The Patrician Academy is a protected structure on Cork County Council’s Development Plan, RPS No. 78. It is also included in the National Inventory of Architectural Heritage’s Interim Survey for Cork County (Reg. No. 20815078). The site does not include any recorded archaeological monuments or fall within a National Monuments Service Zone of Notification. However, the historic 25’ map of c. 1900 does indicate a burial ground to the south-west corner of the site.

A geophysical survey was conducted in available green spaces within the grounds of the school by Joanna Leigh Surveys in August 2021. No responses of archaeological potential were recorded. Modern landscaping and services were prominent in the data sets. It was not possible to fully survey the area where the burials were marked as the survey was severely restricted by modern flower beds, services, and tarmac areas.

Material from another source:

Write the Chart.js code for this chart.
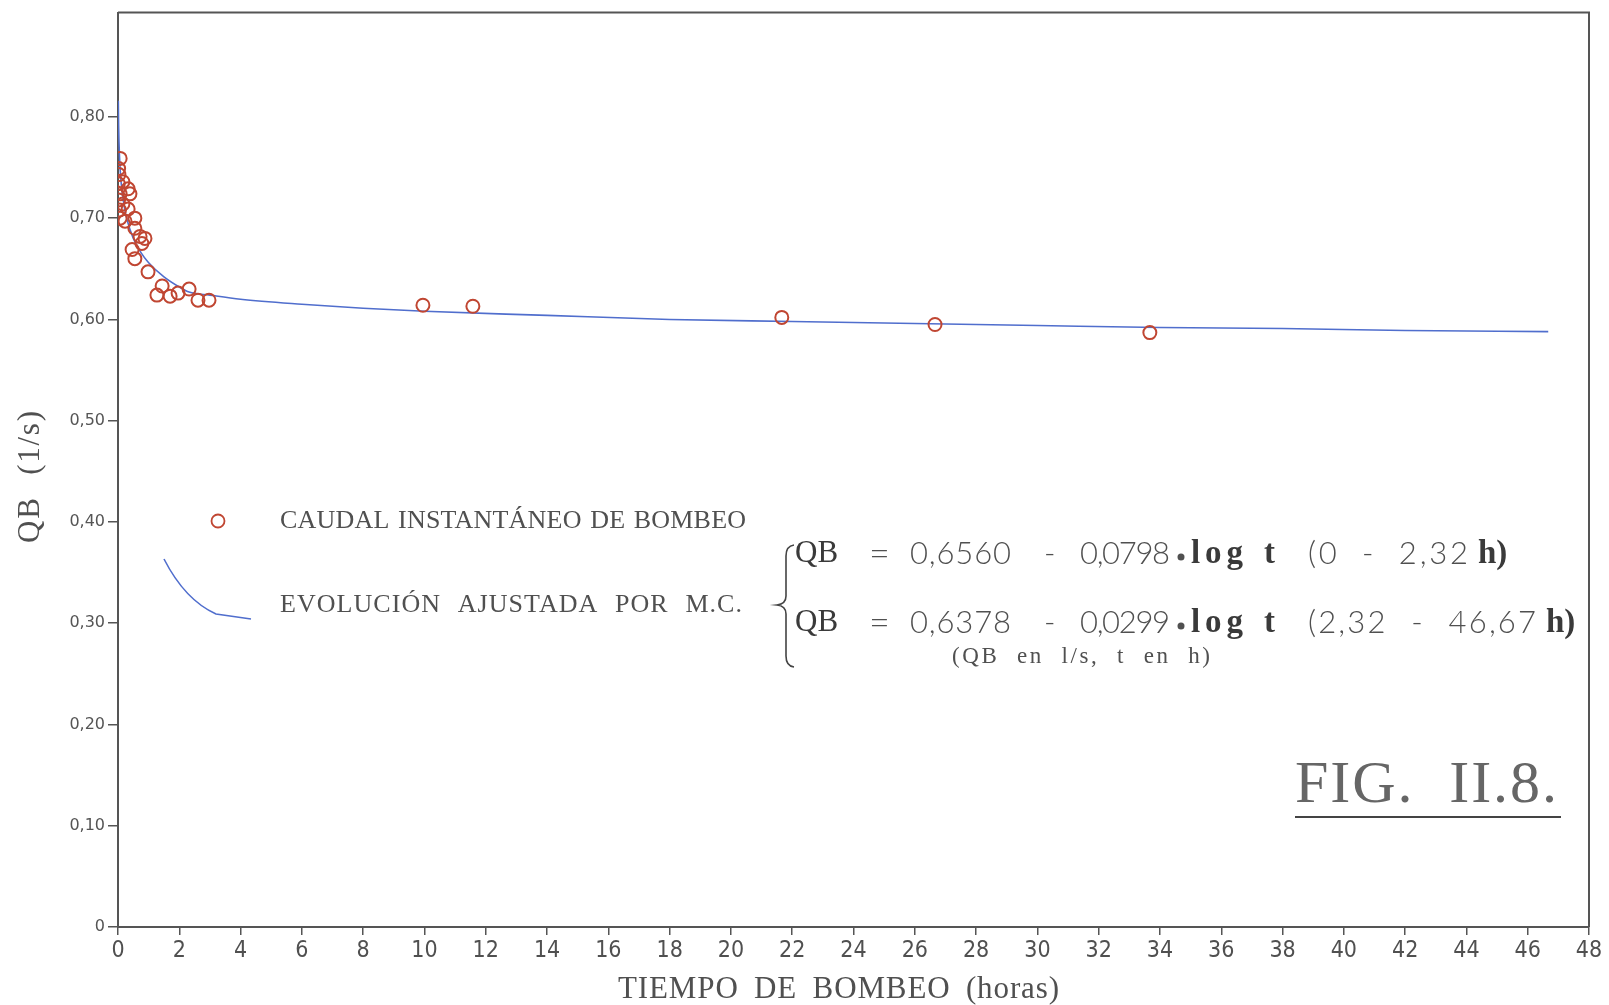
<!DOCTYPE html>
<html>
<head>
<meta charset="utf-8">
<script src="https://cdn.jsdelivr.net/npm/chart.js@4/dist/chart.umd.min.js"></script>
<style>
  html, body { margin: 0; padding: 0; background: #fff; }
  #wrap { width: 1609px; height: 1005px; }
</style>
</head>
<body>
<div id="wrap"><canvas id="myChart" width="1609" height="1005"></canvas></div>
<script>
// puntos medidos (caudal instantaneo de bombeo)
const tiempoObs = [0.07, 0.02, 0.03, 0.01, 0.16, 0.33, 0.39, 0.07, 0.02, 0.16, 0.33, 0.05, 0.07, 0.23, 0.55, 0.55,
  0.72, 0.88, 0.78, 0.46, 0.55, 0.98, 1.44, 1.27, 1.70, 1.96, 2.32, 2.61, 2.97, 9.95, 11.58, 21.66, 26.66, 33.67];
const caudalObs = [0.759, 0.749, 0.743, 0.734, 0.736, 0.729, 0.724, 0.724, 0.718, 0.714, 0.709, 0.708, 0.700, 0.697, 0.700, 0.690,
  0.682, 0.680, 0.675, 0.669, 0.660, 0.647, 0.633, 0.624, 0.623, 0.626, 0.630, 0.619, 0.619, 0.614, 0.613, 0.602, 0.595, 0.587];

// curva ajustada por M.C.
const tiempoAjuste = [0.01, 0.02, 0.05, 0.1, 0.2, 0.3, 0.5, 0.75, 1, 1.5, 2, 2.32, 3, 4, 6, 8, 10, 14, 18, 22, 26, 30, 34, 38, 42, 46.67];
const caudalAjuste = [0.816, 0.792, 0.760, 0.736, 0.712, 0.698, 0.680, 0.666, 0.656, 0.642, 0.632, 0.627, 0.624, 0.620, 0.615, 0.611,
  0.608, 0.604, 0.600, 0.598, 0.596, 0.594, 0.592, 0.591, 0.589, 0.588];

const xMin = 0, xMax = 48, xPaso = 2;
const yMin = 0, yMax = 0.903, yPaso = 0.1;

const colorPunto = 'rgb(192, 70, 50)';
const colorLinea = 'rgb(80, 110, 205)';
const gris = '#505050';

// escribe un texto estirandolo hasta un ancho dado
// la mitad del sobrante va a los espacios y la otra mitad entre letras
function texto(ctx, str, x, y, font, ancho, color) {
  ctx.save();
  ctx.font = font;
  ctx.fillStyle = color || gris;
  ctx.textBaseline = 'middle';
  ctx.textAlign = 'left';
  if (ancho) {
    const w = ctx.measureText(str).width;
    const espacios = (str.match(/ /g) || []).length;
    const sobra = ancho - w;
    const n = Math.max(str.length - 1, 1);
    if (espacios > 0) {
      ctx.wordSpacing = (sobra * 0.5 / espacios) + 'px';
      ctx.letterSpacing = (sobra * 0.5 / n) + 'px';
    } else {
      ctx.letterSpacing = (sobra / n) + 'px';
    }
  }
  ctx.fillText(str, x, y);
  ctx.restore();
}

const extras = {
  id: 'extras',
  afterDraw(chart) {
    const ctx = chart.ctx;
    const a = chart.chartArea;
    ctx.save();
    // marco
    ctx.strokeStyle = '#555';
    ctx.lineWidth = 2;
    ctx.beginPath();
    ctx.moveTo(a.left, a.top);
    ctx.lineTo(a.right, a.top);
    ctx.lineTo(a.right, a.bottom);
    ctx.stroke();

    // titulos de ejes
    texto(ctx, 'TIEMPO DE BOMBEO (horas)', 618, 990, '31px "Liberation Serif"', 441);
    ctx.save();
    ctx.translate(31, 477);
    ctx.rotate(-Math.PI / 2);
    texto(ctx, 'QB (1/s)', -66, 0, '31px "Liberation Serif"', 132);
    ctx.restore();

    // leyenda
    ctx.strokeStyle = colorPunto;
    ctx.lineWidth = 1.8;
    ctx.beginPath();
    ctx.arc(218, 521, 6.5, 0, Math.PI * 2);
    ctx.stroke();
    texto(ctx, 'CAUDAL INSTANTÁNEO DE BOMBEO', 280, 521, '26px "Liberation Serif"', 466);

    ctx.strokeStyle = colorLinea;
    ctx.lineWidth = 1.6;
    ctx.beginPath();
    ctx.moveTo(164, 559);
    ctx.quadraticCurveTo(185, 600, 216, 614);
    ctx.lineTo(251, 619);
    ctx.stroke();
    texto(ctx, 'EVOLUCIÓN AJUSTADA POR M.C.', 280, 605, '26px "Liberation Serif"', 462);

    // llave
    ctx.strokeStyle = '#444';
    ctx.lineWidth = 1.6;
    ctx.beginPath();
    ctx.moveTo(794, 545);
    ctx.quadraticCurveTo(786, 546, 786, 556);
    ctx.lineTo(786, 596);
    ctx.quadraticCurveTo(786, 604, 777, 605);
    ctx.quadraticCurveTo(786, 606, 786, 614);
    ctx.lineTo(786, 656);
    ctx.quadraticCurveTo(786, 666, 794, 667);
    ctx.stroke();

    // ecuaciones
    const serif = '31px "Liberation Serif"';
    const serifM = '600 33px "Liberation Serif"';
    const num = '300 31px Lato, "Open Sans", sans-serif';
    const filas = [
      { y: 554, a: '0,6560', b: '0,0798', r: '(0 - 2,32', rw: 160 },
      { y: 623, a: '0,6378', b: '0,0299', r: '(2,32 - 46,67', rw: 228 }
    ];
    filas.forEach(f => {
      texto(ctx, 'QB', 795, f.y, serif, null, '#3a3a3a');
      texto(ctx, '=', 869, f.y, '300 36px Lato, sans-serif');
      texto(ctx, f.a, 910, f.y, num, 101);
      texto(ctx, '-', 1044, f.y, num);
      texto(ctx, f.b, 1080, f.y, num, 90);
      ctx.fillStyle = gris;
      ctx.beginPath();
      ctx.arc(1181, f.y + 3, 3.5, 0, Math.PI * 2);
      ctx.fill();
      texto(ctx, 'log', 1191, f.y, serifM, 52, '#3a3a3a');
      texto(ctx, 't', 1264, f.y, serifM, null, '#3a3a3a');
      texto(ctx, f.r, 1308, f.y, num, f.rw);
      texto(ctx, 'h)', 1308 + f.rw + 10, f.y, serifM, null, '#3a3a3a');
    });
    texto(ctx, '(QB en l/s, t en h)', 952, 657, '23px "Liberation Serif"', 258);

    // rotulo de figura
    texto(ctx, 'FIG. II.8.', 1295, 786, '60px "Liberation Serif"', 262, '#666');
    ctx.strokeStyle = '#444';
    ctx.lineWidth = 2;
    ctx.beginPath();
    ctx.moveTo(1295, 817);
    ctx.lineTo(1561, 817);
    ctx.stroke();
    ctx.restore();
  }
};

const ctx = document.getElementById('myChart').getContext('2d');
const myChart = new Chart(ctx, {
  type: 'scatter',
  data: {
    datasets: [{
      label: 'EVOLUCIÓN AJUSTADA POR M.C.',
      type: 'line',
      data: tiempoAjuste.map((t, i) => ({ x: t, y: caudalAjuste[i] })),
      borderColor: colorLinea,
      borderWidth: 1.6,
      pointRadius: 0,
      fill: false,
      cubicInterpolationMode: 'monotone',
      order: 2
    }, {
      label: 'CAUDAL INSTANTÁNEO DE BOMBEO',
      data: tiempoObs.map((t, i) => ({ x: t, y: caudalObs[i] })),
      backgroundColor: 'rgba(0,0,0,0)',
      borderColor: colorPunto,
      borderWidth: 2,
      pointRadius: 6.5,
      order: 1
    }]
  },
  options: {
    responsive: false,
    animation: false,
    layout: { padding: { top: 9, right: 20, left: 0, bottom: 0 } },
    plugins: { legend: { display: false }, tooltip: { enabled: false } },
    scales: {
      x: {
        type: 'linear',
        min: xMin, max: xMax,
        ticks: {
          stepSize: xPaso,
          color: gris,
          padding: 2,
          font: { family: '"Liberation Sans Narrow", "DejaVu Sans Condensed", sans-serif', size: 23 },
          maxRotation: 0
        },
        grid: { drawOnChartArea: false, drawTicks: true, tickLength: 8, color: '#555', lineWidth: 1.5 },
        border: { color: '#555', width: 2 },
        afterFit(scale) { scale.height = 78; }
      },
      y: {
        min: yMin, max: yMax,
        ticks: {
          stepSize: yPaso,
          color: '#555',
          padding: 3,
          font: { family: '"DejaVu Sans"', size: 16 },
          callback: v => v > 0.85 ? '' : (v === 0 ? '0' : v.toFixed(2).replace('.', ','))
        },
        grid: {
          drawOnChartArea: false, drawTicks: true, tickLength: 10, lineWidth: 1.5,
          color: c => (c.tick && c.tick.value > 0.85) ? 'rgba(0,0,0,0)' : '#555'
        },
        border: { color: '#555', width: 2 },
        afterFit(scale) { scale.width = 118; }
      }
    }
  },
  plugins: [extras]
});
</script>
</body>
</html>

The programme of testing was carried out on 27 September 2021 using a 12-tonne backhoe excavator with a 1.9m-wide grading bucket. In total 3 test trenches were excavated at the location of the burial ground, in overcast and showery conditions. Two additional test trenches proposed in the submitted method statement were omitted from the testing programme due to the presence of underground live gas mains, broadband and other critical services

Test trench 1 was aligned east-west and was excavated at the location of the ‘burial ground’. Towards the western end, at the location of a funerary monument, an area of deep fill (to a depth of approximately 600mm and measuring 1.2m in length east to west) was observed. The fill comprised 20th-century rubble, sandy silty grey-brown clay and two large rectangular stone slabs (each measuring roughly 250mm x 300mm) along with general refuse. It appeared to have a vertical cut to the west where the compact subsoil rose to a depth of roughly 200mm for the remainder of the trench. This may represent the remains of a crypt and indicates that the burials purported to have been here have been effectively removed at some point in the past.

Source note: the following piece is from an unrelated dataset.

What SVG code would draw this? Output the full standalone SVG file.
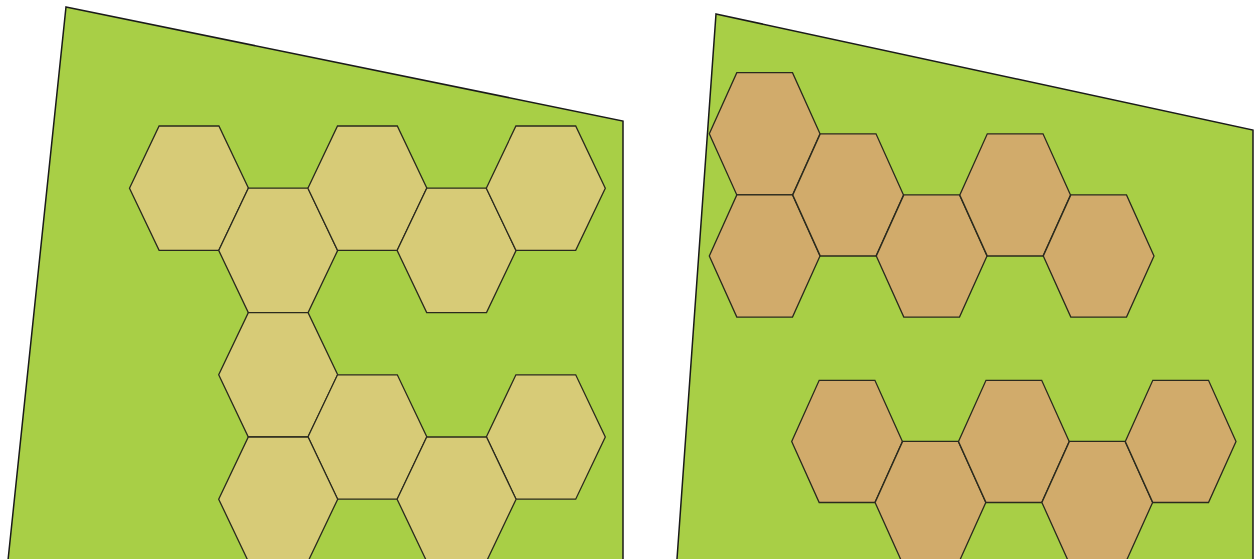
<svg xmlns="http://www.w3.org/2000/svg" xmlns:xlink="http://www.w3.org/1999/xlink" width="1254" height="559" viewBox="0 0 1254 559">
<style>
.panel{fill:#a8cf46;stroke:#1a1a1a;stroke-width:1.5;stroke-linejoin:miter}
.hexA{fill:#d7cb77;stroke:#2a2a1e;stroke-width:1.3}
.hexB{fill:#d1ab6b;stroke:#2a2a1e;stroke-width:1.3}
</style>
<defs>
<polygon id="hA" points="29.6,0 89.4,0 119,62.2 89.4,124.4 29.6,124.4 0,62.2"/>
<polygon id="hB" points="27.5,0 83.2,0 110.7,61.1 83.2,122.2 27.5,122.2 0,61.1"/>
</defs>
<rect width="1254" height="559" fill="#ffffff"/>
<g id="panel-left">
<polygon class="panel" points="66,7 623,121 623,566 7.4,566"/>
</g>
<g id="panel-right">
<polygon class="panel" points="716,14 1253,130 1253,566 676.5,566"/>
</g>
<g id="left-hexes">
<g id="L1"><use href="#hA" class="hexA" x="129.5" y="126"/></g>
<g id="L2"><use href="#hA" class="hexA" x="218.7" y="188.2"/></g>
<g id="L3"><use href="#hA" class="hexA" x="307.9" y="126"/></g>
<g id="L4"><use href="#hA" class="hexA" x="397.1" y="188.2"/></g>
<g id="L5"><use href="#hA" class="hexA" x="486.3" y="126"/></g>
<g id="L6"><use href="#hA" class="hexA" x="218.7" y="312.6"/></g>
<g id="L7"><use href="#hA" class="hexA" x="307.9" y="374.8"/></g>
<g id="L8"><use href="#hA" class="hexA" x="486.3" y="374.8"/></g>
<g id="L9"><use href="#hA" class="hexA" x="218.7" y="437"/></g>
<g id="L10"><use href="#hA" class="hexA" x="397.1" y="437"/></g>
</g>
<g id="right-hexes">
<g id="R1"><use href="#hB" class="hexB" x="709.3" y="72.7"/></g>
<g id="R2"><use href="#hB" class="hexB" x="709.3" y="194.9"/></g>
<g id="R3"><use href="#hB" class="hexB" x="792.8" y="133.8"/></g>
<g id="R4"><use href="#hB" class="hexB" x="876.3" y="194.9"/></g>
<g id="R5"><use href="#hB" class="hexB" x="959.8" y="133.8"/></g>
<g id="R6"><use href="#hB" class="hexB" x="1043.3" y="194.9"/></g>
<g id="R7"><use href="#hB" class="hexB" x="791.7" y="380.3"/></g>
<g id="R8"><use href="#hB" class="hexB" x="875.1" y="441.4"/></g>
<g id="R9"><use href="#hB" class="hexB" x="958.5" y="380.3"/></g>
<g id="R10"><use href="#hB" class="hexB" x="1041.9" y="441.4"/></g>
<g id="R11"><use href="#hB" class="hexB" x="1125.3" y="380.3"/></g>
</g>
<g id="connectors"/>
</svg>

The two remaining north-south aligned trenches presented a consistent stratigraphy, with topsoil and sod overlying a mixed modern fill to a depth of between 200mm and 400mm over natural compact subsoil.

Nothing of archaeological significance was noted in the trenches.

Nonetheless it was recommended that topsoil stripping for the proposed development in the vicinity of the burial ground be monitored by a suitably qualified archaeologist.